Il suo rapporto con gli account e con i clienti era una fonte inesauribile di aneddoti. Li sovrastava fisicamente, come se potesse o volesse annientarli da un momento all’altro. Rispondeva con impeccabile aplomb alle prime obiezioni; poi perdeva la pazienza e dava la stura al sarcasmo, alla beffa, all’insolenza. «Sentite anche voi odore di bruciato?», domandò incautamente il manager di un’azienda alimentare durante un dibattito estenuante. «Sì, sono le mie palle che fumano», rispose Luigi a braccia
conserte. Era il suo modo di dominare il ring. Aveva un innato senso del gioco e amava gli scherzi. Per non so quale servizio si fece fotografare in pose da Al Capone, con tanto di sigaro. Si divertiva ad aggredire all’improvviso, con le sue dita di ferro, i polpacci del primo malcapitato che gli capitasse a tiro, abbaiando in sincrono. Per qualche tempo si spacciò per ebreo, un po’ per scimmiottare il maestro dei maestri (Bill Bernbach) e un po’ nella speranza di trovarsi in pole position in vista d’un imminente sbarco della DDB in Italia. «Mi presti il tuo spazzolino da denti? Ho lasciato a casa il mio.» Ed io: «Chiedimi tutto, ma non il mio spazzolino.» «Sei uno sporco antisemita.» Queste battute
cessarono quando la DDB decise di affidare la guida della sede italiana a Gianni Pincherle.
Si atteggiava a boss e boxeur, ma è sempre stato un tenerone. «Non guidare troppo veloce», mi raccomandava quando partivo per le vacanze. Aveva perso un figlio, Tony, in un incidente stradale. E qualche volta, forse, vedeva Tony nei creativi della sua squadra. Io avevo solo dieci anni meno di lui, ma mi parlava come se, ai suoi occhi, fossi un eterno
adolescente.
Ho detto che non formulava teorie. Ma è vero solo in parte. Intendevo dire che non le ammantava di sacre parole. Era spiccio, mirava al nocciolo. I suoi anni americani lo avevano americanizzato anche nel modo di parlare. Una lingua imperativa, a mezza strada tra l’ironia pugliese (era nato all’Asmara da una famiglia di baresi) e il pragmatismo yankee, fatta di pensieri brevi, immediati, in nessun caso lambiccati. Per una casa farmaceutica, la Pierrel, elaborò un progetto totalmente alternativo rispetto alle istruzioni del cliente, ma cento volte più giusto ed efficace. Da una ricerca era emerso che la Pierrel era antipatica ai farmacisti. «Invece di buttare soldi per un analgesico, facciamo una campagna che li renda
simpatici ai farmacisti.» «E come?» «Facendo diventare i farmacisti simpatici alla gente. Diciamo che i farmacisti non sono solo impacchettatori di medicine, ma anche la nostra salvezza quando il medico non è a portata di mano.»

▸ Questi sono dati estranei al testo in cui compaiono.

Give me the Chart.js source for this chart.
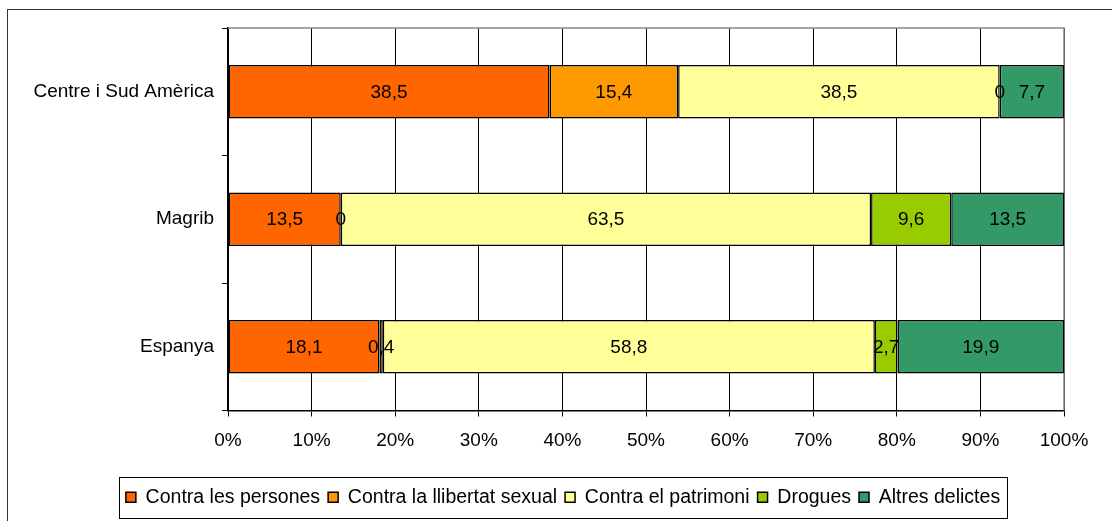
<!DOCTYPE html>
<html>
<head>
<meta charset="utf-8">
<script src="https://cdn.jsdelivr.net/npm/chart.js@4/dist/chart.umd.min.js"></script>
<style>
  html, body { margin: 0; padding: 0; background: #fff; overflow: hidden; }
  #wrap { position: relative; width: 1112px; height: 521px; }
  #frame { position: absolute; left: 7px; top: 9px; width: 1200px; height: 600px; border: 1px solid #333; box-sizing: border-box; }
  canvas { position: absolute; left: 0; top: 0; }
</style>
</head>
<body>
<div id="wrap">
  <div id="frame"></div>
  <canvas id="myBarChart" width="1112" height="521"></canvas>
</div>
<script>
// categories and series (values as printed in the chart)
var categories = ['Centre i Sud Amèrica', 'Magrib', 'Espanya'];
var seriesNames = ['Contra les persones', 'Contra la llibertat sexual', 'Contra el patrimoni', 'Drogues', 'Altres delictes'];
var persones = [38.5, 13.5, 18.1];
var sexual = [15.4, 0, 0.4];
var patrimoni = [38.5, 63.5, 58.8];
var drogues = [0, 9.6, 2.7];
var altres = [7.7, 13.5, 19.9];
var xTicks = [0, 10, 20, 30, 40, 50, 60, 70, 80, 90, 100];
var barColors = ['#FF6600', '#FF9900', '#FFFF99', '#99CC00', '#339966'];

var allSeries = [persones, sexual, patrimoni, drogues, altres];
var fontFam = '"Liberation Sans", Arial, sans-serif';

// 100% stacked: share of each category total
var totals = categories.map(function (c, i) {
    return allSeries.reduce(function (s, arr) { return s + arr[i]; }, 0);
});

var datasets = allSeries.map(function (arr, k) {
    return {
        label: seriesNames[k],
        data: arr.map(function (v, i) { return v / totals[i] * 100; }),
        raw: arr,
        backgroundColor: barColors[k],
        borderColor: '#000',
        borderWidth: 1.5,
        borderSkipped: false,
        categoryPercentage: 0.42,
        barPercentage: 1
    };
});

// write the value in the middle of every segment
var valueLabels = {
    id: 'valueLabels',
    afterDatasetsDraw: function (chart) {
        var ctx = chart.ctx;
        ctx.save();
        ctx.font = '19px ' + fontFam;
        ctx.fillStyle = '#000';
        ctx.textAlign = 'center';
        ctx.textBaseline = 'middle';
        chart.data.datasets.forEach(function (ds, k) {
            chart.getDatasetMeta(k).data.forEach(function (bar, i) {
                var x = (bar.x + bar.base) / 2;
                ctx.fillText(String(ds.raw[i]).replace('.', ','), x, bar.y + 1);
            });
        });
        ctx.restore();
    }
};

// grey plot frame + box round the legend
var frames = {
    id: 'frames',
    afterLayout: function (chart) {
        // legend sits a little right of the canvas centre in the original
        var lg = chart.legend, dx = 31;
        lg.left += dx;
        lg.right += dx;
        (lg.legendHitBoxes || []).forEach(function (h) { h.left += dx; });
    },
    beforeDatasetsDraw: function (chart) {
        var a = chart.chartArea, ctx = chart.ctx;
        ctx.save();
        ctx.strokeStyle = '#888';
        ctx.lineWidth = 1.5;
        ctx.beginPath();
        ctx.moveTo(a.left, a.top);
        ctx.lineTo(a.right, a.top);
        ctx.lineTo(a.right, a.bottom);
        ctx.stroke();
        ctx.restore();
    },
    afterDraw: function (chart) {
        var boxes = chart.legend.legendHitBoxes;
        if (!boxes || !boxes.length) return;
        var l = Infinity, r = -Infinity, t = Infinity, b = -Infinity;
        boxes.forEach(function (h) {
            l = Math.min(l, h.left); r = Math.max(r, h.left + h.width);
            t = Math.min(t, h.top); b = Math.max(b, h.top + h.height);
        });
        var ctx = chart.ctx;
        ctx.save();
        ctx.strokeStyle = '#000';
        ctx.lineWidth = 1;
        ctx.strokeRect(Math.round(l - 7) + 0.5, Math.round(t - 11) + 0.5, Math.round(r - l + 14), Math.round(b - t + 21));
        ctx.restore();
    }
};

var ctx = document.getElementById('myBarChart').getContext('2d');
var BarChart = new Chart(ctx, {
    type: 'bar',
    data: { labels: categories, datasets: datasets },
    plugins: [valueLabels, frames],
    options: {
        indexAxis: 'y',
        responsive: false,
        animation: false,
        layout: { padding: { left: 0, right: 48, top: 28, bottom: 4 } },
        font: { family: fontFam },
        scales: {
            x: {
                stacked: true,
                min: 0,
                max: 100,
                afterBuildTicks: function (scale) {
                    scale.ticks = xTicks.map(function (v) { return { value: v }; });
                },
                ticks: {
                    color: '#000',
                    font: { size: 19, family: fontFam },
                    padding: 13,
                    callback: function (v) { return v + '%'; }
                },
                grid: { color: '#000', lineWidth: 1, tickLength: 6, tickColor: '#000' },
                border: { color: '#000', width: 1.5 },
                afterFit: function (scale) { scale.height = 69; }
            },
            y: {
                stacked: true,
                ticks: {
                    color: '#000',
                    font: { size: 19, family: fontFam },
                    padding: 8
                },
                grid: { offset: true, drawOnChartArea: false, tickLength: 6, color: '#000' },
                border: { color: '#000', width: 1.5 },
                afterFit: function (scale) { scale.width = 228; }
            }
        },
        plugins: {
            tooltip: { enabled: false },
            legend: {
                position: 'bottom',
                labels: {
                    color: '#000',
                    boxWidth: 10,
                    boxHeight: 10,
                    padding: 8,
                    font: { size: 19.5, family: fontFam }
                }
            }
        }
    }
});
</script>
</body>
</html>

Era un insight potentissimo, e molti farmacisti italiani furono così contenti di vedersi rappresentati in quel modo che misero gli annunci sotto vetro, li incorniciarono e li appesero alle pareti come quadri. Luigi era un trascinatore spiazzante; nella pubblicità italiana nessuno è stato più influential di lui nel decennio che va dal 1969 alle soglie degli Ottanta. Un periodo fin troppo breve, è vero, ma il più intenso e brillante del dopoguerra. La mia generazione gli deve tantissimo. Spero che Till Neuburg, che gli fu complice da molto prima che io lo conoscessi, abbia voglia di scrivere una biografia professionale di Luigi più fattuale e articolata. Io, quando sono costernato, divento impulsivo e un po’ bislacco.
Ciao Luigi. Stanotte voglio sognare che ci vediamo in trattoria. Tu, Neri, Marco, Loris, tanti altri amici ed io.